Guardiola had moments earlier explained why he felt he had to step down after four successful but draining seasons in charge. “I no longer have the energy and drive to get the most out of the players in every game,” he said. “I need to take a break and relax. After all I have given - the life and the energy - I need to make way for someone else. The president offered me another post, but I need to get away from the madness of football and recharge my batteries.
"This is not an easy decision,” he added. “I have also thought that short contracts were necessary at Barcelona due to the demands of the job. Four years is an eternity as Barcelona coach. I am the third-longest serving coach in the club’s history. Coaches do not last long at this club.”
Guardiola communicated his final decision to club president Rosell and Zubizarreta at the coach’s own home for three hours on Wednesday, the morning after Barca’s painful exit from the Champions League to Chelsea.
Rosell reportedly offered Pep “whatever you want” to continue and asked him to take his time with the decision. Everyone at the club remained tight-lipped yesterday, although the rumour-mill tilted towards it being more likely that he would leave.
Guardiola arrived at the Nou Camp this morning at 9AM and held a meeting with players and technical staff which ran longer than scheduled as he explained his decision.
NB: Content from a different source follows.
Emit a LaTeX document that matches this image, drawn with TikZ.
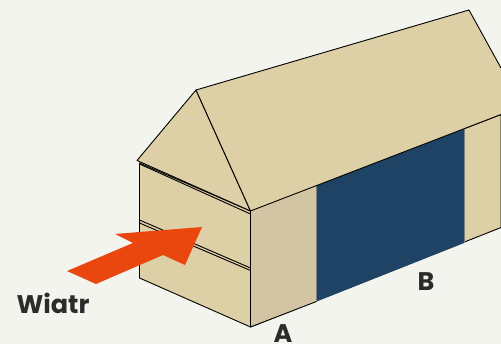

This delayed the start of the morning’s training session by half an hour and the press conference was also put back as everyone waited and tried to read the signs.
Vilanova was first noticed by many when he was involved in the infamous ‘poke in the eye’ incident with Real Madrid coach José Mourinho during last August’s Spanish Supercopa final second leg at the Camp Nou. He and Guardiola have known each other from their days together as young players at the club. When Pep took over as Barcelona B coach in summer 2007, he called Vilanova to be his assistant and the two have worked closely together since.
In their four seasons together in charge of the first team, Barcelona won 13 trophies - including three La Liga crowns, two Champions Leagues and two World Club Cups. Despite losing out to Chelsea in Europe, and likely Real Madrid in this season’s Spanish league, they could claim a 14th title (out of 19 entered) in the Copa del Rey final against Athletic Bilbao next month. Even for a club as huge and storied as Barcelona, it has been an exceptionally successful era.
Guardiola denied having met with any potential future employers (including Chelsea) and said he did not know now what his future held. “I will return to coaching sooner or later, but now I want to rest and do other things,” he said. “I do not know how long. We will see where life brings me.”